Tribulation. Elle révèle la radicalité de la conversion qui "se paie dans son être même". On a choisi (dans la joie) de traverser la tribulation comme une épreuve positive, transformante, en vue de devenir ce que nous sommes vraiment.
Dimension temporelle et spatiale de la tribulation. Le kairos est le temps messianique, il indique le maintenant, l'unique temps que nous puissions vivre. Ce n'est plus le temps du monde (le chronos), mais un changement qualificatif du temps vécu. Il ne s'agit pas de vivre en attendant que le monde soit sauvé, mais de participer à sa croissance, en étant toujours disponible pour l'impensable.
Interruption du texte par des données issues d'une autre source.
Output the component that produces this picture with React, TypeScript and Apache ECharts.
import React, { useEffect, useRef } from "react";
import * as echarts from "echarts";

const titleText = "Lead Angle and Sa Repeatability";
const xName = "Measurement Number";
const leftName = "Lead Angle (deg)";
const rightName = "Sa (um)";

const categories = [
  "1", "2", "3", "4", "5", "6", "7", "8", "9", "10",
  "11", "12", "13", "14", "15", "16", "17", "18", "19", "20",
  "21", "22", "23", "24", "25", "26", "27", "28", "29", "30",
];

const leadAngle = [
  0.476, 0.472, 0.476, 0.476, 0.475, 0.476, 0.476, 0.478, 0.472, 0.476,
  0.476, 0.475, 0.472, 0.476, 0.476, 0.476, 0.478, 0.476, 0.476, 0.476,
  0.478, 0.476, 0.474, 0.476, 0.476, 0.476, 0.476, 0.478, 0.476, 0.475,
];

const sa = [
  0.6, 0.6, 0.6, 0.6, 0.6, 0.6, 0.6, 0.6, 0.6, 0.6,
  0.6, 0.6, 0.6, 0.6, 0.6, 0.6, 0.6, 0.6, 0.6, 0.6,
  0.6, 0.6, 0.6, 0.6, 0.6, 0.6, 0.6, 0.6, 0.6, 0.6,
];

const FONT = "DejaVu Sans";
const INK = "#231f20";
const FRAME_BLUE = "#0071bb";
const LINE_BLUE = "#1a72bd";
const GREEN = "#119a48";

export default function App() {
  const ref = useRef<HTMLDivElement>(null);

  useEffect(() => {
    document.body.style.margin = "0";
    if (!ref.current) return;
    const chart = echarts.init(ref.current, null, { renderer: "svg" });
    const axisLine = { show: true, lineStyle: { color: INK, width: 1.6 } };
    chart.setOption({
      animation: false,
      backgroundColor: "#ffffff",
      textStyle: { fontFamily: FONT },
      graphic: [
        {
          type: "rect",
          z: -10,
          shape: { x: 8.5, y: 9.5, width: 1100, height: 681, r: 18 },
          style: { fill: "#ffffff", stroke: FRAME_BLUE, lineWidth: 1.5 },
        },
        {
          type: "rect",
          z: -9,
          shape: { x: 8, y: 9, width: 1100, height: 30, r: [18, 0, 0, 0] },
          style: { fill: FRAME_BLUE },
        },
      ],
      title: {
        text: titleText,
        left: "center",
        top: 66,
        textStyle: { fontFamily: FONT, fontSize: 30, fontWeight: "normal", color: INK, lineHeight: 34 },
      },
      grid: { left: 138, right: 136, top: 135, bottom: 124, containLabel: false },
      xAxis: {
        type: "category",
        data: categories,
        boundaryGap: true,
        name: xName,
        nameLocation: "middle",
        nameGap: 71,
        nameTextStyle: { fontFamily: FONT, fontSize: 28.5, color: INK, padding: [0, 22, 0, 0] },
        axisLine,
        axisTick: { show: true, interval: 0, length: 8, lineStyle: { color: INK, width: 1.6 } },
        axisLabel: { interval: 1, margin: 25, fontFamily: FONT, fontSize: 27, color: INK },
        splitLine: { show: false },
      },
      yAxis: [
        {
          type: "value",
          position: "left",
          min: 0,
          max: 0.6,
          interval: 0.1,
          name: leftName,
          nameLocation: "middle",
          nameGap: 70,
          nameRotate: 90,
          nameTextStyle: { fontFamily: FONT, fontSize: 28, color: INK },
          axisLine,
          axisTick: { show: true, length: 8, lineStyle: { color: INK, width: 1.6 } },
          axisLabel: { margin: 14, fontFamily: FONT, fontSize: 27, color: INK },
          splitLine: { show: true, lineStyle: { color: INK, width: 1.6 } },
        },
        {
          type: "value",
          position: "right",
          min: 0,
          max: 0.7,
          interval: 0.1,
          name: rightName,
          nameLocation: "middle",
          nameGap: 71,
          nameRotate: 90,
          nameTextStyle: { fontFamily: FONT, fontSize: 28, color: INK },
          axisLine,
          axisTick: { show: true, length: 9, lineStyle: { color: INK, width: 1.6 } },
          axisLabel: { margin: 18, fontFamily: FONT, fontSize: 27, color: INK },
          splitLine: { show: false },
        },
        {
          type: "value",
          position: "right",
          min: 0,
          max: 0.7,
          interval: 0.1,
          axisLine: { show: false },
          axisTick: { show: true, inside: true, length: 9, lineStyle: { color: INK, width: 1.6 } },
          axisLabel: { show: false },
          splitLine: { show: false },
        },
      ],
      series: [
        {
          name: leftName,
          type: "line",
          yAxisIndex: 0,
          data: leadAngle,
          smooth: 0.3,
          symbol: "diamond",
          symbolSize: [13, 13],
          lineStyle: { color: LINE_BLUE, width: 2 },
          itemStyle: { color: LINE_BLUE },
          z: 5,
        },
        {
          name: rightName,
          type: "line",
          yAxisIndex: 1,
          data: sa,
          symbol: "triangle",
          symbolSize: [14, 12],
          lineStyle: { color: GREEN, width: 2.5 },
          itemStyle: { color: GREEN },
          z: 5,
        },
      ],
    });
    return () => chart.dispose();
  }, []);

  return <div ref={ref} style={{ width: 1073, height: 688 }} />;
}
L'avènement, imminent sur l'axe du temps, est déjà là sur l'axe de la relation à Dieu. Et chaque homme vit dans l'urgence d'accomplir sa vie. La thlipsis est la tribulation, la pression que nous subissons pour vivre notre "vraie" vie. Il nous revient "d'agir en digne prédécesseurs de l’être prochain que nous serons" (M. Proust, dans À l'ombre des jeunes filles en fleur).
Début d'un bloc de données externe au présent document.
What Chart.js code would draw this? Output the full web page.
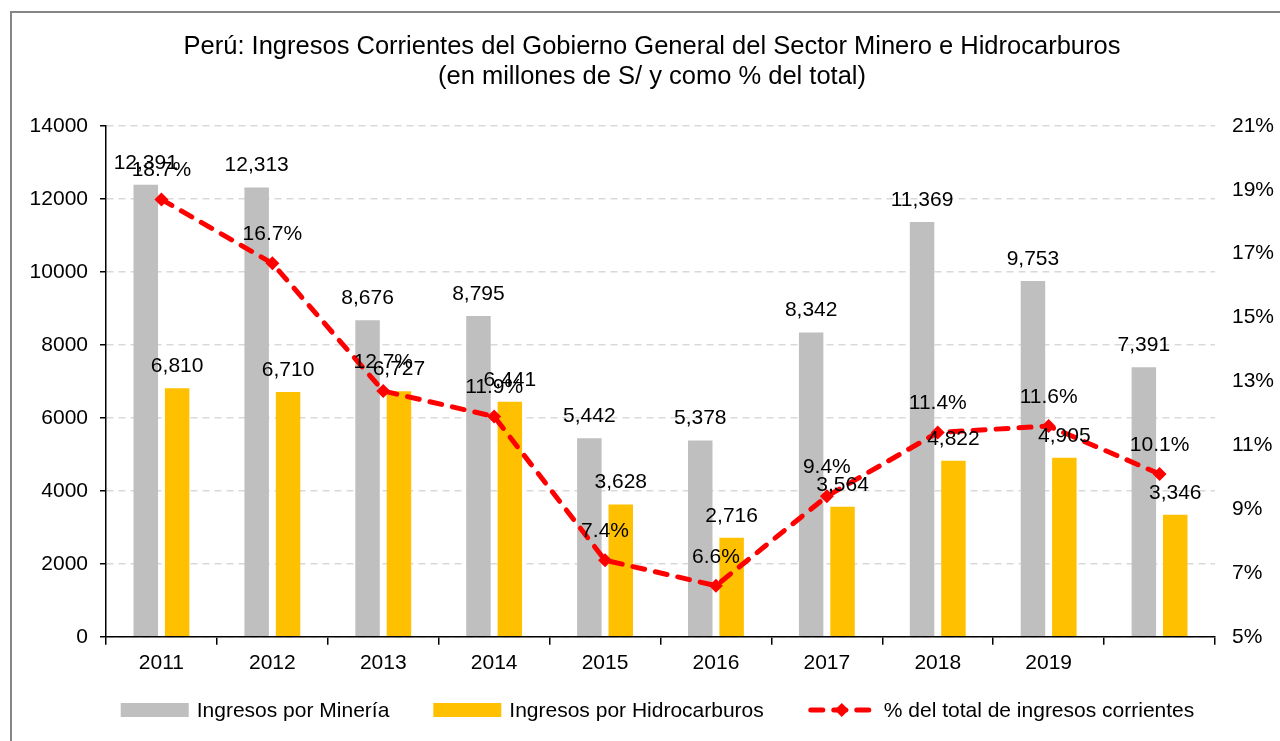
<!DOCTYPE html>
<html>
<head>
<meta charset="utf-8">
<script src="https://cdn.jsdelivr.net/npm/chart.js@4/dist/chart.umd.min.js"></script>
<style>
  html, body { margin: 0; padding: 0; background: #fff; }
  #wrap { position: relative; width: 1280px; height: 741px; overflow: hidden; }
  #frame { position: absolute; left: 10px; top: 11px; width: 1400px; height: 900px; border: 2px solid #868686; }
  #chart { position: absolute; left: 0; top: 0; }
</style>
</head>
<body>
<div id="wrap">
  <div id="frame"></div>
  <canvas id="chart" width="1280" height="741"></canvas>
</div>
<script>
// Perú: ingresos corrientes del gobierno general, sector minero e hidrocarburos
const years = ['2011', '2012', '2013', '2014', '2015', '2016', '2017', '2018', '2019', ''];
const mineria = [12391, 12313, 8676, 8795, 5442, 5378, 8342, 11369, 9753, 7391];
const hidrocarburos = [6810, 6710, 6727, 6441, 3628, 2716, 3564, 4822, 4905, 3346];
const pctTotal = [18.7, 16.7, 12.7, 11.9, 7.4, 6.6, 9.4, 11.4, 11.6, 10.1];
const leftTicks = [0, 2000, 4000, 6000, 8000, 10000, 12000, 14000];
const rightTicks = [5, 7, 9, 11, 13, 15, 17, 19, 21];

const COLORS = {
    gray: '#bfbfbf',
    gold: '#ffc000',
    red: '#ff0000',
    grid: '#d9d9d9',
    text: '#000000',
};
const FONT = "Arial, 'Liberation Sans', sans-serif";
const FS = 21;
const LINE_DASH = [12, 11];

Chart.defaults.font.family = FONT;
Chart.defaults.color = COLORS.text;

// numbers over bars and percentages over the line points
const valueLabels = {
    id: 'valueLabels',
    afterDatasetsDraw(chart) {
        const ctx = chart.ctx;
        ctx.save();
        ctx.font = FS + 'px ' + FONT;
        ctx.fillStyle = COLORS.text;
        ctx.textAlign = 'center';
        ctx.textBaseline = 'middle';
        [0, 1].forEach(i => {
            const values = chart.data.datasets[i].data;
            chart.getDatasetMeta(i).data.forEach((bar, j) => {
                ctx.fillText(values[j].toLocaleString('en-US'), bar.x, bar.y - 22);
            });
        });
        chart.getDatasetMeta(2).data.forEach((pt, j) => {
            ctx.fillText(pctTotal[j].toFixed(1) + '%', pt.x, pt.y - 29);
        });
        ctx.restore();
    }
};

// legend drawn by hand so the item spacing can follow the Excel look
const bottomLegend = {
    id: 'bottomLegend',
    afterDraw(chart) {
        const ctx = chart.ctx;
        const sw = 68, gapText = 8, gapItem = 44, y = 710;
        ctx.save();
        ctx.font = FS + 'px ' + FONT;
        const items = chart.data.datasets.map(ds => ({ ds, w: ctx.measureText(ds.label).width }));
        const total = items.reduce((s, it) => s + sw + gapText + it.w, 0) + gapItem * (items.length - 1);
        let x = (chart.chartArea.left + chart.chartArea.right) / 2 - total / 2 - 3;
        items.forEach(it => {
            const ds = it.ds;
            if (ds.type === 'line') {
                ctx.save();
                ctx.strokeStyle = ds.borderColor;
                ctx.lineWidth = ds.borderWidth;
                ctx.lineCap = 'round';
                ctx.setLineDash(LINE_DASH);
                ctx.beginPath();
                ctx.moveTo(x + 3, y);
                ctx.lineTo(x + sw - 3, y);
                ctx.stroke();
                ctx.restore();
                ctx.fillStyle = ds.borderColor;
                ctx.beginPath();
                ctx.moveTo(x + sw / 2, y - 7);
                ctx.lineTo(x + sw / 2 + 7, y);
                ctx.lineTo(x + sw / 2, y + 7);
                ctx.lineTo(x + sw / 2 - 7, y);
                ctx.closePath();
                ctx.fill();
            } else {
                ctx.fillStyle = ds.backgroundColor;
                ctx.fillRect(x, y - 7, sw, 14);
            }
            ctx.fillStyle = COLORS.text;
            ctx.textAlign = 'left';
            ctx.textBaseline = 'middle';
            ctx.fillText(ds.label, x + sw + gapText, y + 1);
            x += sw + gapText + it.w + gapItem;
        });
        ctx.restore();
    }
};

new Chart(document.getElementById('chart'), {
    data: {
        labels: years,
        datasets: [
            {
                type: 'bar',
                label: 'Ingresos por Minería',
                data: mineria,
                backgroundColor: COLORS.gray,
                yAxisID: 'y',
                order: 2,
                categoryPercentage: 0.566,
                barPercentage: 0.78,
            },
            {
                type: 'bar',
                label: 'Ingresos por Hidrocarburos',
                data: hidrocarburos,
                backgroundColor: COLORS.gold,
                yAxisID: 'y',
                order: 2,
                categoryPercentage: 0.566,
                barPercentage: 0.78,
            },
            {
                type: 'line',
                label: '% del total de ingresos corrientes',
                data: pctTotal,
                borderColor: COLORS.red,
                backgroundColor: COLORS.red,
                borderWidth: 5,
                borderDash: LINE_DASH,
                borderCapStyle: 'round',
                tension: 0,
                pointStyle: 'rectRot',
                pointRadius: 7,
                pointBorderWidth: 0,
                pointBackgroundColor: COLORS.red,
                yAxisID: 'y1',
                order: 0,
            },
        ]
    },
    options: {
        responsive: false,
        animation: false,
        layout: { padding: { left: 24, right: 0, top: 0, bottom: 59 } },
        scales: {
            x: {
                offset: true,
                grid: { display: true, offset: true, drawOnChartArea: false, color: '#000', tickLength: 8, lineWidth: 1.5 },
                border: { color: '#000', width: 1.5 },
                ticks: { font: { size: FS }, color: COLORS.text, padding: 6, maxRotation: 0, autoSkip: false },
            },
            y: {
                position: 'left',
                min: 0,
                max: 14000,
                afterBuildTicks: s => { s.ticks = leftTicks.map(v => ({ value: v })); },
                grid: { color: COLORS.grid, lineWidth: 1.5, tickColor: '#000', tickLength: 6, tickWidth: 1.5 },
                border: { color: '#000', width: 1.5, dash: [7, 5] },
                ticks: { font: { size: FS }, color: COLORS.text, padding: 12, callback: v => String(v) },
                afterFit: s => { s.width = 82; },
            },
            y1: {
                position: 'right',
                min: 5,
                max: 21,
                afterBuildTicks: s => { s.ticks = rightTicks.map(v => ({ value: v })); },
                grid: { display: false, drawOnChartArea: false, drawTicks: false },
                border: { display: false },
                ticks: { font: { size: FS }, color: COLORS.text, padding: 17, callback: v => v + '%' },
                afterFit: s => { s.width = 65; },
            },
        },
        plugins: {
            legend: { display: false },
            tooltip: { enabled: false },
            title: {
                display: true,
                text: ['Perú: Ingresos Corrientes del Gobierno General del Sector Minero e Hidrocarburos',
                       '(en millones de S/ y como % del total)'],
                color: COLORS.text,
                font: { size: 25.5, weight: 'normal', lineHeight: '30px' },
                padding: { top: 32, bottom: 34 },
            },
        },
    },
    plugins: [valueLabels, bottomLegend],
});
</script>
</body>
</html>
Le monde nous presse (thlipsis) en s'opposant à notre foi, la porte est étroite. La tribulation est signe de l'hostilité du monde. Notre rapport au monde n'est ni hors, ni dans, mais à l'étroit. La fidélité consiste à se rapporter autrement au monde.
L'homme peut à la fois exister dans le monde et exister devant Dieu, et ordonner la première dimension à la seconde.
Le monde (kosmos). Le centre de l'homme se trouve par essence hors de lui. Il ne peut devenir lui-même sans l'Autre qui fait de lui un autre soi (cf. la pensée d'Emmanuel Levinas). Le kosmos n'est pas une réalité physique : c'est ce qui permet à l'homme de se saisir comme une totalité.
L'espérance est précisément le dévoilement de ce que l'homme ne voit pas au présent. Elle est la manière dont le phénomène du bien se manifeste à son désir. L'homme sait que cet événement absolu n'est pas seulement au bout du chemin, de la ligne du temps : il survient déjà, il advient en lui, il vient bouleverser sa vie.
Marc Durand
(1) Olivier Boulnois, Saint Paul et la philosophie. Une introduction à l'essence du christianisme, Paris, P.U.F, 2022.